Why should one include a business plan into a Horizon Europe proposal?

Do not underestimate the need to include a preliminary business plan into your Horizon Europe proposal. In this article we’ve collected the key points of such a business plan, as well as put together tips on how to present a solid and attractive profit and loss statement (P&L).

Written by Panos Antonopoulos
Business Plan

A major goal of business-related projects is to be profitable for the respective entity(-ies) that will bring it to the market. The same applies for the EU projects under the Horizon Europe programme (as well as the former Horizon 2020). Saying that, a solid and well-studied business plan in a Horizon Europe proposal is the key to reach this point. It is exactly this go-to-market strategy that the evaluators would like to see in the Impact Section, among other criteria, of your proposal to approve the project for EU funding. In this article, we will try to break down the various segments of a business plan, which will lead to the final output of such a financial analysis, the profit and loss statement (P&L).

How can we present a P&L analysis when we have not finalised the technical development yet?

Before we move into business and financial details, we need to brainstorm on this very simple, but very rational question. It is true that the need to include a business plan and a P&L statement significantly depends on the specific programme the applicant(s) will apply to and ask for EU funding. Is it also connected to the minimum required Technological Readiness Level (TRL).

In Horizon programmes, such as FET (Future and Emerging Technologies) where the starting TRL is from 1 to 3, it is quite obvious that as the technology has not even reached the prototype stage, projecting profits and losses that will take place even five years later is quite challenging. On contrary, for programmes such as the EIC Accelerator or the former FTI (Fast-Track-to-Innovation) where the applicants need to start from a TRL5-6 (prototype developed and demonstrated at least at a relevant environment), a well formed business plan, even preliminary, is crucial to include in the final proposal application. In programmes, like Thematic Priorities or the very recent Green Deal where the technology needs to start from a TRL4, such a financial analysis is a nice-to-have asset.
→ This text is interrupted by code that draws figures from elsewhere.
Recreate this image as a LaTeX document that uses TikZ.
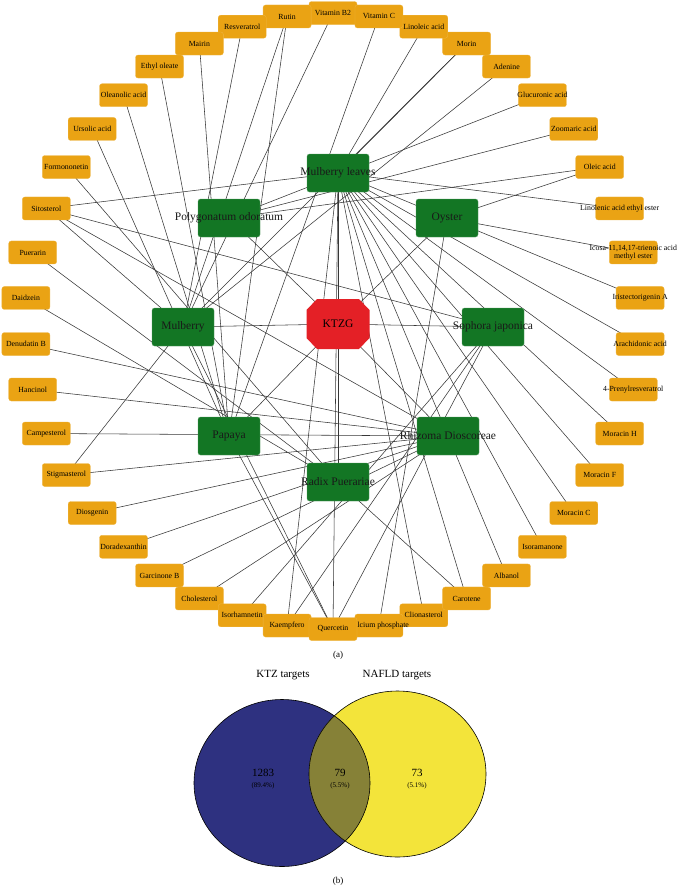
\documentclass[tikz,border=0pt]{standalone}
\usepackage{fontspec}
\setmainfont{Liberation Serif}
\usetikzlibrary{backgrounds}
\definecolor{cmpor}{RGB}{234,163,20}
\definecolor{herbg}{RGB}{19,118,36}
\definecolor{ktzred}{RGB}{228,32,38}
\definecolor{edgec}{RGB}{55,55,55}
\definecolor{vnavy}{RGB}{46,49,128}
\definecolor{vyel}{RGB}{243,228,58}
\definecolor{volive}{RGB}{134,129,55}
\tikzset{
  cmpbox/.style={rectangle, rounded corners=2.5pt, fill=cmpor, draw=cmpor!80!white, line width=0.3pt, minimum width=48pt, minimum height=23pt, inner sep=0pt},
  cmptext/.style={inner sep=0pt, align=center, font=\fontsize{7.8}{8.6}\selectfont, text=black},
  herbbox/.style={rectangle, rounded corners=2.5pt, fill=herbg, draw=herbg!70!white, line width=0.3pt, minimum width=62pt, minimum height=38pt, inner sep=0pt},
  herbtext/.style={inner sep=0pt, font=\fontsize{11.5}{13}\selectfont, text=black!90},
  edgeln/.style={draw=edgec, line width=0.55pt},
  venntext/.style={inner sep=0pt, font=\fontsize{11}{13}\selectfont},
  vennpct/.style={inner sep=0pt, font=\fontsize{7}{8}\selectfont}
}
\newcommand\cmpnode[3]{\node[cmpbox] (#1) at (#2) {}; \node[cmptext] (#1-t) at (#1) {#3};}
\newcommand\herbnode[3]{\node[herbbox] (#1) at (#2) {}; \node[herbtext] (#1-t) at (#1) {#3};}
\begin{document}
\begin{tikzpicture}[x=1pt,y=-1pt]
\useasboundingbox (0,0) rectangle (680,887);
\foreach \k in {0,...,41} \coordinate (p\k) at ({333+308*cos(90+\k*360/42)},{321-308*sin(90+\k*360/42)});
% compounds
\cmpnode{vb2}{p0}{Vitamin B2}
\cmpnode{rutin}{p1}{Rutin}
\cmpnode{resv}{p2}{Resveratrol}
\cmpnode{mairin}{p3}{Mairin}
\cmpnode{ethol}{p4}{Ethyl oleate}
\cmpnode{olean}{p5}{Oleanolic acid}
\cmpnode{ursol}{p6}{Ursolic acid}
\cmpnode{formo}{p7}{Formononetin}
\cmpnode{sitos}{p8}{Sitosterol}
\cmpnode{puer}{p9}{Puerarin}
\cmpnode{daid}{p10}{Daidzein}
\cmpnode{denud}{p11}{Denudatin B}
\cmpnode{hanc}{p12}{Hancinol}
\cmpnode{campe}{p13}{Campesterol}
\cmpnode{stigm}{p14}{Stigmasterol}
\cmpnode{diosg}{p15}{Diosgenin}
\cmpnode{dorad}{p16}{Doradexanthin}
\cmpnode{garc}{p17}{Garcinone B}
\cmpnode{chol}{p18}{Cholesterol}
\cmpnode{isorh}{p19}{Isorhamnetin}
\cmpnode{kaemp}{p20}{Kaempfero}
\cmpnode{clion}{p23}{Clionasterol}
\cmpnode{caph}{p22}{Calcium phosphate}
\cmpnode{querc}{p21}{Quercetin}
\cmpnode{carot}{p24}{Carotene}
\cmpnode{alban}{p25}{Albanol}
\cmpnode{isora}{p26}{Isoramanone}
\cmpnode{morc}{p27}{Moracin C}
\cmpnode{morf}{p28}{Moracin F}
\cmpnode{morh}{p29}{Moracin H}
\cmpnode{prenyl}{p30}{4-Prenylresveratrol}
\cmpnode{arach}{p31}{Arachidonic acid}
\cmpnode{irist}{p32}{Iristectorigenin A}
\cmpnode{icosa}{p33}{Icosa-11,14,17-trienoic acid\\methyl ester}
\cmpnode{linol}{p34}{Linolenic acid ethyl ester}
\cmpnode{oleic}{p35}{Oleic acid}
\cmpnode{zoom}{p36}{Zoomaric acid}
\cmpnode{gluc}{p37}{Glucuronic acid}
\cmpnode{aden}{p38}{Adenine}
\cmpnode{morin}{p39}{Morin}
\cmpnode{linoleic}{p40}{Linoleic acid}
\cmpnode{vitc}{p41}{Vitamin C}
% herbs
\herbnode{ml}{338,173}{Mulberry leaves}
\herbnode{po}{229,218}{Polygonatum odoratum}
\herbnode{oy}{447,218}{Oyster}
\herbnode{mu}{183,327}{Mulberry}
\herbnode{sj}{493,327}{Sophora japonica}
\herbnode{pa}{229,436}{Papaya}
\herbnode{rd}{448,436}{Rhizoma Dioscoreae}
\herbnode{rp}{338,482}{Radix Puerariae}
% KTZG octagon
\fill[ktzred, shift={(338,324)}] (-21,-25) -- (21,-25) -- (31.5,-14) -- (31.5,14) -- (21,25) -- (-21,25) -- (-31.5,14) -- (-31.5,-14) -- cycle;
\node[herbtext, text=black] (ktzg) at (338,324) {KTZG};
% edges
\begin{pgfonlayer}{background}
\fill[white] (0,0) rectangle (680,887);
\foreach \a/\b in {ktzg/ml, ktzg/po, ktzg/oy, ktzg/mu, ktzg/sj, ktzg/pa, ktzg/rd, ktzg/rp,
  vb2/mu, rutin/mu, rutin/pa, resv/mu, mairin/pa, ethol/pa, olean/pa, ursol/pa, formo/rp,
  sitos/ml, sitos/sj, sitos/mu, sitos/rd, puer/rp, daid/rp, denud/rd, hanc/rd, campe/rd,
  stigm/mu, stigm/rd, diosg/rd, dorad/rd, garc/rd, chol/rd, isorh/sj, kaemp/ml, kaemp/sj,
  querc/mu, querc/pa, querc/ml, querc/sj, caph/oy, clion/ml, carot/rp, carot/ml,
  alban/ml, isora/ml, morc/ml, morf/ml, morh/ml, prenyl/ml, arach/ml, irist/ml, icosa/oy,
  linol/ml, oleic/po, oleic/oy, zoom/po, gluc/po, aden/mu, morin/ml, morin/mu, linoleic/ml, vitc/pa}
  \draw[edgeln] (\a.center) -- (\b.center);
\end{pgfonlayer}
\node[inner sep=0pt, font=\fontsize{9}{10}\selectfont] (cap-a) at (338,655) {(a)};
% Venn
\fill[vnavy] (282,783) ellipse [x radius=88pt, y radius=83.5pt];
\fill[vyel] (397.5,774) ellipse [x radius=88.5pt, y radius=83pt];
\begin{scope}
\clip (282,783) ellipse [x radius=88pt, y radius=83.5pt];
\fill[volive] (397.5,774) ellipse [x radius=88.5pt, y radius=83pt];
\end{scope}
\draw[black, line width=0.6pt] (282,783) ellipse [x radius=88pt, y radius=83.5pt];
\draw[black, line width=0.6pt] (397.5,774) ellipse [x radius=88.5pt, y radius=83pt];
\node[venntext] (t-ktz) at (283,675) {KTZ targets};
\node[venntext] (t-naf) at (397,675) {NAFLD targets};
\node[venntext] (n1) at (263,773) {1283};
\node[vennpct] (q1) at (263,786) {(89.4\%)};
\node[venntext] (n2) at (340,773) {79};
\node[vennpct] (q2) at (340,786) {(5.5\%)};
\node[venntext] (n3) at (417,773) {73};
\node[vennpct] (q3) at (417,786) {(5.1\%)};
\node[inner sep=0pt, font=\fontsize{9}{10}\selectfont] (cap-b) at (338,881) {(b)};
\end{tikzpicture}
\end{document}
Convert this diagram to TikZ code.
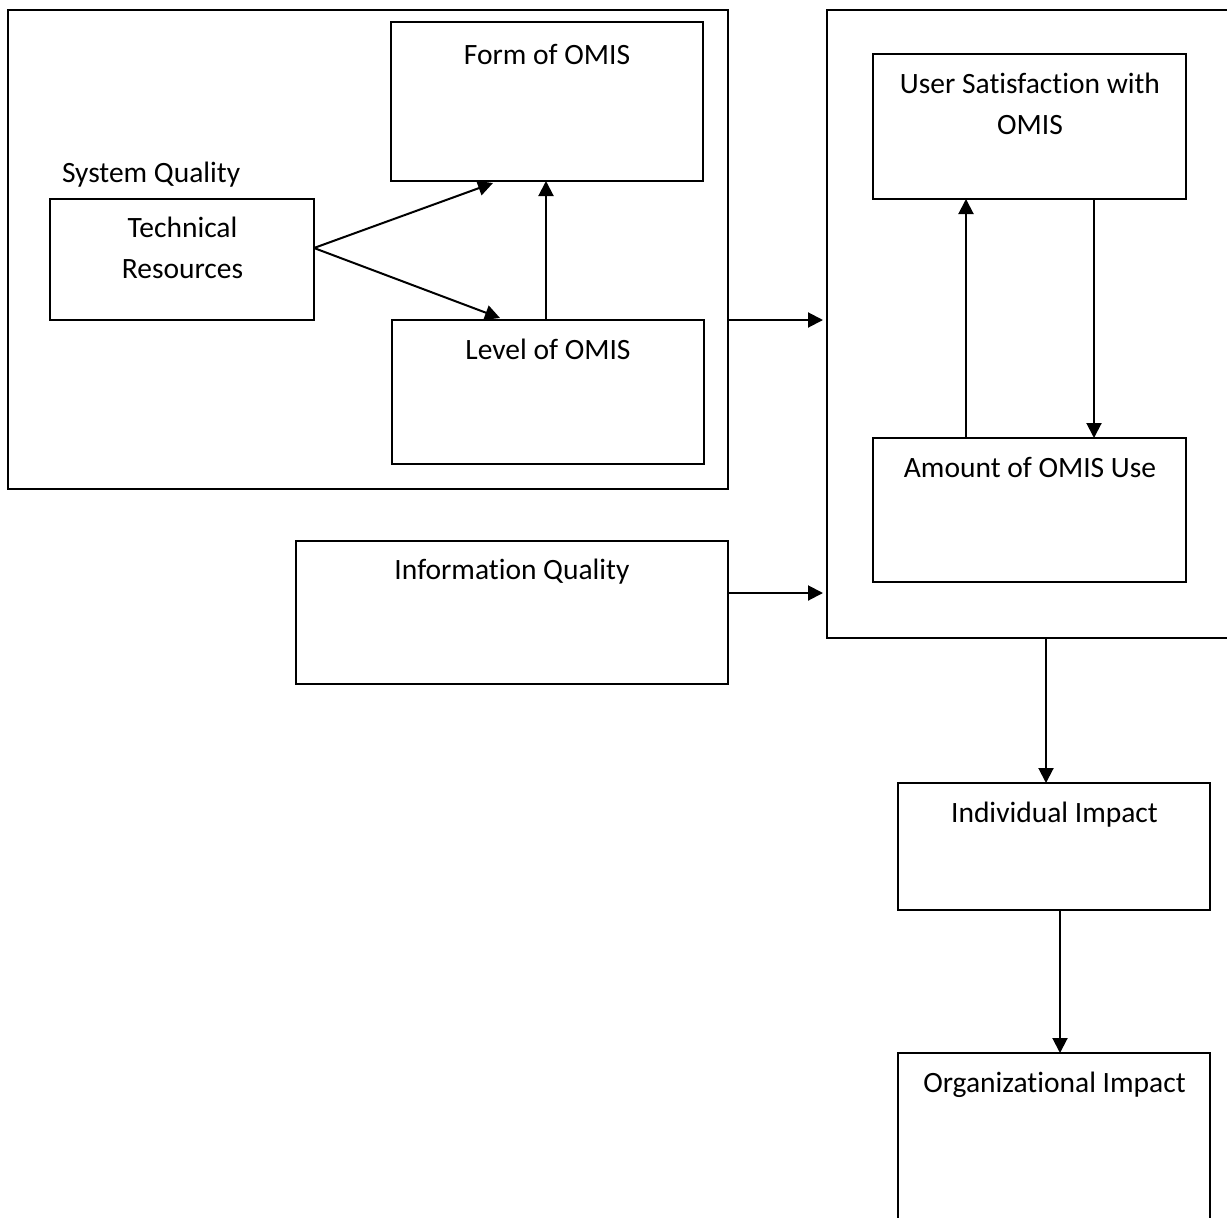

Proposal tip: Always try to include a preliminary go-to-market strategy. This will demonstrate that the applying entities are not focusing only on the technological development but they have already started working on the commercial impact of the project and its potential contribution to the companies’ scale-up(s). In any case, a preliminary business plan presented in an EU proposal is not committing and the evaluators are aware that this will be updated and adapted during the project’s execution.

Key points of a business plan in your Horizon Europe proposal

To be able to provide a P&L statement, the applicants need to first present all the necessary stages of the business plan that will potentially lead to sales, revenues, and profits. The most important ones are:

Business model

After defining who will be your potential customers, it is very important to define via which routes you will reach them. Although, this is highly dependent on the nature of each company and project try to be as clear as possible regarding the model that will be followed, namely:

  • Direct sales: this is a quite common practise for targeting customers at a local level (national, adjacent countries) and with customers that you have already established commercial relationships e.g. for other business activities. Direct sales are also quite common for big enterprises that have an established pan-European or global commercial network
  • Distribution network: smaller companies and SMEs usually follow this path aiming to expand in new markets (e.g. new regions and territories) where they have no contacts. In this case, a basic commission plan is good to be included
  • Licensing: this is another way to reach multiple markets, via receiving a royalty for allowing third parties to commercially use your final offering. Nevertheless, the protection of the innovation (patent, copyright, trademark, trade secret) is a key asset to guarantee the protection of the intellectual property of the applicants

It is not necessary to follow only one of the aforementioned routes. A successful business model shall study each commercial opportunity and create specific multi-strategies, if necessary.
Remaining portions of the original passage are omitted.